§ Provided material
— BEGIN —
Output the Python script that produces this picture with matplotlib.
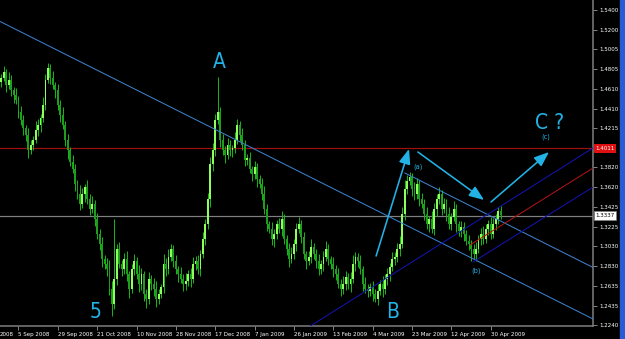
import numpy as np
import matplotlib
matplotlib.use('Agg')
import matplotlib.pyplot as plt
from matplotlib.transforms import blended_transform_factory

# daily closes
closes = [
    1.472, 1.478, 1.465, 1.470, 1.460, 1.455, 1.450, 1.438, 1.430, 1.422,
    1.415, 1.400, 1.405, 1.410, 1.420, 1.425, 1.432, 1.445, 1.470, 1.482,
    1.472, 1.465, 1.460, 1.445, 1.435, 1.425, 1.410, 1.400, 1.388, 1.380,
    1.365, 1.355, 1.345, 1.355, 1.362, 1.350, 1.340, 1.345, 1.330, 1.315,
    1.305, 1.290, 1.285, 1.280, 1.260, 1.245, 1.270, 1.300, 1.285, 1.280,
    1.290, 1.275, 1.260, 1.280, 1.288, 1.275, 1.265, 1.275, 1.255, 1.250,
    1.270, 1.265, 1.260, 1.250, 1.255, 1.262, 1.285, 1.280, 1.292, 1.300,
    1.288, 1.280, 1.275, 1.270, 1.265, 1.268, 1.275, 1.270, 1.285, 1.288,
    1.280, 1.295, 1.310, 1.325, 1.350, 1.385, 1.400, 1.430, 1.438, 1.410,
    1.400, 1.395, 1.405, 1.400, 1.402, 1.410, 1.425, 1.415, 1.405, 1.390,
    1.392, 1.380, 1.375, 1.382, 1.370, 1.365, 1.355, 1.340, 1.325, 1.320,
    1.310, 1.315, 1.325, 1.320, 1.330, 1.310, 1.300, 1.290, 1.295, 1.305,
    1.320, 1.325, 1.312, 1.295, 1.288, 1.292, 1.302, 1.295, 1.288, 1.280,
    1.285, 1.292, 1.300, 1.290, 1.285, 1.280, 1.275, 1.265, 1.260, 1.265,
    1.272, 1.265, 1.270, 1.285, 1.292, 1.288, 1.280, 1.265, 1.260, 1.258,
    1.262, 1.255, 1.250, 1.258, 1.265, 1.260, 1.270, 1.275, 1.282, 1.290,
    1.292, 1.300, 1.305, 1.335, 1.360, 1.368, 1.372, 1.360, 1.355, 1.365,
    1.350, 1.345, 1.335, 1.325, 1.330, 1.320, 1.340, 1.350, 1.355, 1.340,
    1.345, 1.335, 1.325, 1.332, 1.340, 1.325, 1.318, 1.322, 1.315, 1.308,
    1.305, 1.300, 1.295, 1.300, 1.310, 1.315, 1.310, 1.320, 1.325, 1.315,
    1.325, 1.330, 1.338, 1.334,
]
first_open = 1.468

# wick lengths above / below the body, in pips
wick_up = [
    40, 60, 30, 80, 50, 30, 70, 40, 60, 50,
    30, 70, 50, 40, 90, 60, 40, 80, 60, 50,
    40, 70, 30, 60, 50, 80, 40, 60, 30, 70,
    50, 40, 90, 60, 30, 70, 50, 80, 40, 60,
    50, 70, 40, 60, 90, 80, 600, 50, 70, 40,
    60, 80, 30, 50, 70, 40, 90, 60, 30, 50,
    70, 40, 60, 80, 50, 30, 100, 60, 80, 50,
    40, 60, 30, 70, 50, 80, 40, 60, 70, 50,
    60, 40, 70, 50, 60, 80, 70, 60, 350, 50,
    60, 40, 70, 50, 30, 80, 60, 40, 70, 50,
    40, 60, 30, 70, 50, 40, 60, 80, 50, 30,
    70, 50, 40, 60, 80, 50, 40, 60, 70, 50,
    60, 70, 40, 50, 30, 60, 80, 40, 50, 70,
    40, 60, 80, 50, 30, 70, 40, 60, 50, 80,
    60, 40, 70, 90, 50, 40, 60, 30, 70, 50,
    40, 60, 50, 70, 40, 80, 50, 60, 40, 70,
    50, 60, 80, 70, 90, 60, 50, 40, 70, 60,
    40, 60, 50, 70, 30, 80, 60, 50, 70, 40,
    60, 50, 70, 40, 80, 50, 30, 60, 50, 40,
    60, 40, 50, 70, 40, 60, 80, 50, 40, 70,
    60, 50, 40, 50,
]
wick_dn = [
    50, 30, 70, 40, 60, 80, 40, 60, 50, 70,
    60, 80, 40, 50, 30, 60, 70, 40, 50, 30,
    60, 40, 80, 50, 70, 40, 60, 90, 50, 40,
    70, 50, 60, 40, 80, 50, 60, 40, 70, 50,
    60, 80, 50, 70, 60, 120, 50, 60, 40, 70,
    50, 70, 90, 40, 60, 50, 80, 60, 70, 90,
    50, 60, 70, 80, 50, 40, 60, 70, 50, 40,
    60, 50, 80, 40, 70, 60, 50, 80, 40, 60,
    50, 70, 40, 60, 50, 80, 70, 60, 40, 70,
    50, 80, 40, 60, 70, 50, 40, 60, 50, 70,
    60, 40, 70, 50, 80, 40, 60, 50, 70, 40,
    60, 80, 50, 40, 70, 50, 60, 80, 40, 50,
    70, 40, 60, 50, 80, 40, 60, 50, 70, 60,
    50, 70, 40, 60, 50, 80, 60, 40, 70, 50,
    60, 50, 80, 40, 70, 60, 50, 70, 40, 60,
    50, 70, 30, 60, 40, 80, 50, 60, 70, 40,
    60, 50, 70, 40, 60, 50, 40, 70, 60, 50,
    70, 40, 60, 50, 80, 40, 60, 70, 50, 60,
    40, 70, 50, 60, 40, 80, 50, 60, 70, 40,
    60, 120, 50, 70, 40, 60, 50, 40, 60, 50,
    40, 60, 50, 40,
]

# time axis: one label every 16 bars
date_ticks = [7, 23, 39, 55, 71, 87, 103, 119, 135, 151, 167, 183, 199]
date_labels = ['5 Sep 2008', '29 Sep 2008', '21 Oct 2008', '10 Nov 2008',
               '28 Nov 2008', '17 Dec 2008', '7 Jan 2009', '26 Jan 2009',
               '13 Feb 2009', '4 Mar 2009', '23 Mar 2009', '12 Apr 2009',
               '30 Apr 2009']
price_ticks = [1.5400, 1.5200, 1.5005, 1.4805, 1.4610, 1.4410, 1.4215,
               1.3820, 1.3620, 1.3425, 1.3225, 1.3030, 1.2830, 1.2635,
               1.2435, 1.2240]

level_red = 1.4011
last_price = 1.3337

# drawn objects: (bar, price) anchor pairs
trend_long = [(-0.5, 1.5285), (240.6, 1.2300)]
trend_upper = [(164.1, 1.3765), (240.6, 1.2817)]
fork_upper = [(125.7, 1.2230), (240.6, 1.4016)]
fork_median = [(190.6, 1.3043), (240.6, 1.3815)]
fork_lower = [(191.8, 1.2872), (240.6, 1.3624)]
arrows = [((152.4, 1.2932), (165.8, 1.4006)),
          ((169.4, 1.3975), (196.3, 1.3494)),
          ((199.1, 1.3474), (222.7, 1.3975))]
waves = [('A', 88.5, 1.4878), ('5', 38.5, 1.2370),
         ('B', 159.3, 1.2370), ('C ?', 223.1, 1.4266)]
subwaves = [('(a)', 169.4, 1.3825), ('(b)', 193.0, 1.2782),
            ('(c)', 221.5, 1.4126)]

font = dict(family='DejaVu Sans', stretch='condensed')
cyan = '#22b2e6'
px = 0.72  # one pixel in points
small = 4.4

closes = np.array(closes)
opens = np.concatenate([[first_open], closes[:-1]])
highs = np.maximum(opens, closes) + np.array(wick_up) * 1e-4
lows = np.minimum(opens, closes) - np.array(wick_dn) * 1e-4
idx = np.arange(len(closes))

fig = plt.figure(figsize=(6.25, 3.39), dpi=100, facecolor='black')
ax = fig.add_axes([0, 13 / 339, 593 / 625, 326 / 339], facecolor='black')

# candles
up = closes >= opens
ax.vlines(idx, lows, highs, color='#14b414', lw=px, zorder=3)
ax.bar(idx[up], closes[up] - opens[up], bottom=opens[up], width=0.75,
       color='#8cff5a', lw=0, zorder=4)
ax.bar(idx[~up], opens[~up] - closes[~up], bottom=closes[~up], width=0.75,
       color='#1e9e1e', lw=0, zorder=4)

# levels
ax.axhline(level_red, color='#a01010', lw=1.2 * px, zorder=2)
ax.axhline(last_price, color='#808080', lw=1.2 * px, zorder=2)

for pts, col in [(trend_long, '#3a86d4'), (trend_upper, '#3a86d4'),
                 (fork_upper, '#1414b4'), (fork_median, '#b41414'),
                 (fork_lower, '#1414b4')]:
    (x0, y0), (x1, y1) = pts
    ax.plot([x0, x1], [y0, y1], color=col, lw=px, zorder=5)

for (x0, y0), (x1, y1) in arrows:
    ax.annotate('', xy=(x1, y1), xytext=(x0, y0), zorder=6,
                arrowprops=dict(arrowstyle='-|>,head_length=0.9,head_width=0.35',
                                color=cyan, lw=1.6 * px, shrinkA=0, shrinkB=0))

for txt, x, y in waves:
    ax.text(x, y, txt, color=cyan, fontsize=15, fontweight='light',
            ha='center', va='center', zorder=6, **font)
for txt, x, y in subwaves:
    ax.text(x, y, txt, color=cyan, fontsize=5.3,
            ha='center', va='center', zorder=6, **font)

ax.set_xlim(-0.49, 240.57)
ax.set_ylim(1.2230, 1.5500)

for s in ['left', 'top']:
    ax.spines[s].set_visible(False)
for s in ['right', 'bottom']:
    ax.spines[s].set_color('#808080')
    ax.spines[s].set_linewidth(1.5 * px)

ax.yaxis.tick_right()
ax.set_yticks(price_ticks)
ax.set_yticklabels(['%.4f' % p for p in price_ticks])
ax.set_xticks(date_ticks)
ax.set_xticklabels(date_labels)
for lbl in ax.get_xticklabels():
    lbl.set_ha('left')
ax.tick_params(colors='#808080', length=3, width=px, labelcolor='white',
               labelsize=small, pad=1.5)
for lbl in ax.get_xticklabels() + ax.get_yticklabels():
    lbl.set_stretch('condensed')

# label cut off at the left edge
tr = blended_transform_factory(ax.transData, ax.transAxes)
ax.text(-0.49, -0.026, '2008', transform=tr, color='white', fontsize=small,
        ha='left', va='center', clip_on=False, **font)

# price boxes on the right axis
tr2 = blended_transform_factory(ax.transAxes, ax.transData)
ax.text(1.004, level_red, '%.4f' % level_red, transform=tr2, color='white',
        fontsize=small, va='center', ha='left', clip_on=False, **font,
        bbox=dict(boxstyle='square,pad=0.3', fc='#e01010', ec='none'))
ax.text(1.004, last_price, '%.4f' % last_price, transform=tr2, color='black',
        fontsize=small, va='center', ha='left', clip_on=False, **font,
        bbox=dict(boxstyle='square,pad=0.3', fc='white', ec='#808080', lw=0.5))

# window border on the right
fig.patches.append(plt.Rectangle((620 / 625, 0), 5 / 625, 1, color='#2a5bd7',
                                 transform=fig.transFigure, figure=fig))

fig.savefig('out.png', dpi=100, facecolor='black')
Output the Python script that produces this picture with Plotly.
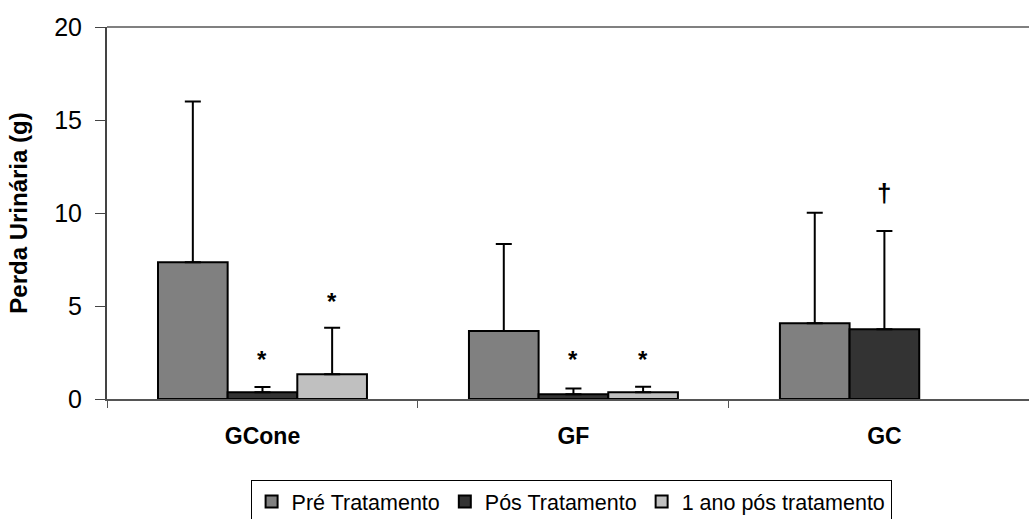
— END —
§ Short problem
Write out exactly the lines between the start of the data and the line with "from matplotlib.transforms import", including both, but none of the pictures.

§ Answer for the task
Output the Python script that produces this picture with matplotlib.
import numpy as np
import matplotlib
matplotlib.use('Agg')
import matplotlib.pyplot as plt
from matplotlib.transforms import blended_transform_factory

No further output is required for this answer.